The remarkable thing is that many of these tasks were taken on at the last minute. I wasn’t smart enough or considerate enough to ask in advance, but people realized I needed help and they helped. Before the wedding, I really thought of the day as belonging to me and Robert. We were paying for it and planning it ourselves. But it wouldn’t have worked without our families. I just remember feeling immensely loved and grateful all day. Really, there’s no way repay the outpouring of love that comes at you on your wedding day. You can only be humble and accepting and try really hard to get good souvenirs for people while you’re on your honeymoon.
On the day of the wedding and in the days since, I realize that the big philosophical worries and the little details, none of them mattered. The unfinished place cards didn’t matter; people figured out where to sit. The carefully planned for paper flowers that we put up in the chapel didn’t matter; people were watching us get married. The glaring differences between our families? As far as we’re concerned now, they don’t even exist.

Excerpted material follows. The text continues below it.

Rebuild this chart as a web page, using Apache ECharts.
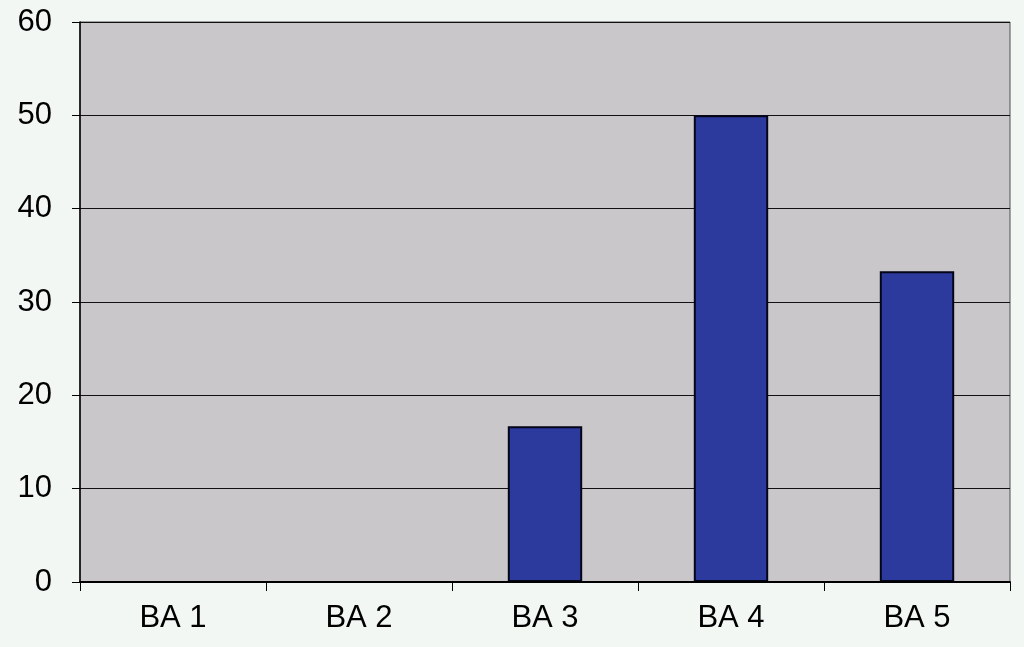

The moments that stand out now are the following: being left alone in the little room where we got ready with my little sister, right before the ceremony started, and starting to cry; wandering around the dirt and cactus with Robert in a daze, immediately after we got married but before our guests rushed out to join us, and not knowing exactly what to do; dancing with my girlfriends and cute little niece, and knowing that although this day was good, the next one and the one after that would be better. And, for the record, I still repeat my wedding mantra to myself almost every day: Things will go wrong. But it doesn’t matter. It’s made me a lot less crazy.
Have I convinced you that the details don’t matter yet? Good. Now I can admit to you how much I completely loved the aesthetics of our wedding. While I was studying for the bar, Robert threw himself into the wedding completely, turning vintage Arizona postcards into invitations, using Mexican Loteria cards and puffy paint to make matchboxes for favors, and collecting glass milk jugs to use as vases. He even secretly purchased an amazing typewriter tie clip. His crafty streak took me by surprise, but I’m proud to say that he’s the one who made our wedding pretty. I’m also glad that I can honestly say our wedding reflected the both of us and was an endeavor that really set the stage for our marriage being a 100% joint partnership.